Find the lines with "matplotlib" in them and copy them out.

> **Given data**
──────────────────────────────
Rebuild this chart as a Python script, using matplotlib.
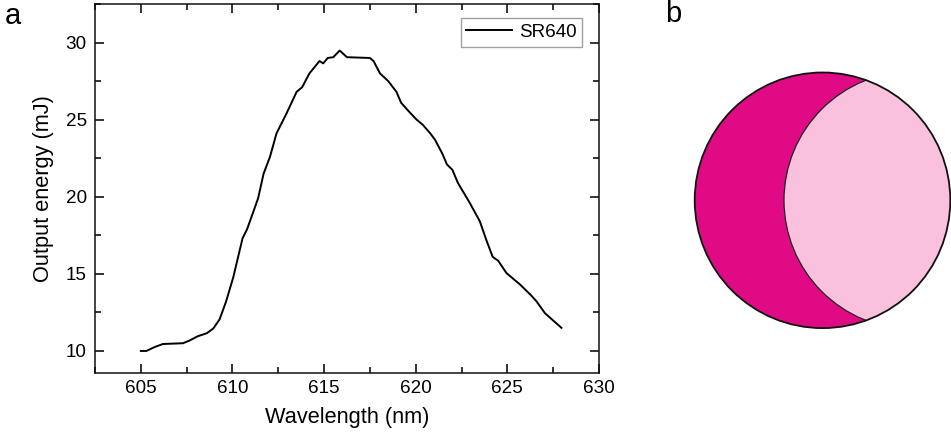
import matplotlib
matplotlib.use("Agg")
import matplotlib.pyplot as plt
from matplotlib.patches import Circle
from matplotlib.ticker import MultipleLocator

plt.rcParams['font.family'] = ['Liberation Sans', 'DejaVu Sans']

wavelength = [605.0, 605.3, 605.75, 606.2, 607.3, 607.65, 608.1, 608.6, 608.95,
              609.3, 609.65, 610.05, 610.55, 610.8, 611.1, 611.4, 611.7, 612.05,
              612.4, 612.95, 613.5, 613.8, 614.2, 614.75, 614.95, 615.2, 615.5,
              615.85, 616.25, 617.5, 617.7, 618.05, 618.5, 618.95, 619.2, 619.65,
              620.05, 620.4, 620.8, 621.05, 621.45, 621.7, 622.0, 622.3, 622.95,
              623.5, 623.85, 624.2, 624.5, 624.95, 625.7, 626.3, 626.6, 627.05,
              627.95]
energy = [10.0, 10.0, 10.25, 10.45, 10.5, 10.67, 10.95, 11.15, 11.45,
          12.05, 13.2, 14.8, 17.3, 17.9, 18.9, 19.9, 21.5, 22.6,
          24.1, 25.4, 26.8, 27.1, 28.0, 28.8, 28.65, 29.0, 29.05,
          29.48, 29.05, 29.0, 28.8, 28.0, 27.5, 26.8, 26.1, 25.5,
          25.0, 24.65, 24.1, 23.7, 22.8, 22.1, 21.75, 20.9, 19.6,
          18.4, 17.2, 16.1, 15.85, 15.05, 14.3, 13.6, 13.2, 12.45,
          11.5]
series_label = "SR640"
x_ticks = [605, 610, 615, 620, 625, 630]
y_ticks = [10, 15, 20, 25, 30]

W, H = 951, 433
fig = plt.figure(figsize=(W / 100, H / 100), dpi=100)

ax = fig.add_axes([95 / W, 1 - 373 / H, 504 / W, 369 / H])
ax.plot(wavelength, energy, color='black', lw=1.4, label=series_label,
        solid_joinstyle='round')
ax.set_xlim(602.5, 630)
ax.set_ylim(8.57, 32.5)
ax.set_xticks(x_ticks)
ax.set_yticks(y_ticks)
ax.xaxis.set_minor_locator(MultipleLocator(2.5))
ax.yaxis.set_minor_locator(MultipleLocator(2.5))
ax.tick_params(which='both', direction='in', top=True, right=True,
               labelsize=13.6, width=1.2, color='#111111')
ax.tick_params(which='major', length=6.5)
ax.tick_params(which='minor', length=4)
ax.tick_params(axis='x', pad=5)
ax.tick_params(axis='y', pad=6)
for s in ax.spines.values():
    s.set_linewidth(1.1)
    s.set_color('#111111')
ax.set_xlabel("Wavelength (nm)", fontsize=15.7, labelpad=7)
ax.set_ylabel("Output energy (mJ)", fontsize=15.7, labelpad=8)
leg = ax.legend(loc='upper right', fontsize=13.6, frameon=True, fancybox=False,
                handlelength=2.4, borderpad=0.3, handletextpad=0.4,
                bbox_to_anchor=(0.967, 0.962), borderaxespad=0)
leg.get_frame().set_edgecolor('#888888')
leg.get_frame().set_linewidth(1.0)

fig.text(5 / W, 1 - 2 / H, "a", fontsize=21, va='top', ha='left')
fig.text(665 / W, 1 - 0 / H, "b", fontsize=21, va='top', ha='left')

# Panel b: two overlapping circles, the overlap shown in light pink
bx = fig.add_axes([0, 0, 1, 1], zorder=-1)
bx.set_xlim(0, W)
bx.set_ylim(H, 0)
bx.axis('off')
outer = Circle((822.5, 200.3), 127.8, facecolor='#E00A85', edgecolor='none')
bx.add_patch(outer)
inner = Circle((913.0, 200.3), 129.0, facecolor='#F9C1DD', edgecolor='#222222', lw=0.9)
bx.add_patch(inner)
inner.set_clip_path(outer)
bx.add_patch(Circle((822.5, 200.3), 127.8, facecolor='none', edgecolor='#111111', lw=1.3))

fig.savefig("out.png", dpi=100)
──────────────────────────────
> **Solution to this problem**
Rebuild this chart as a Python script, using matplotlib.
import matplotlib
matplotlib.use("Agg")
import matplotlib.pyplot as plt
from matplotlib.patches import Circle
from matplotlib.ticker import MultipleLocator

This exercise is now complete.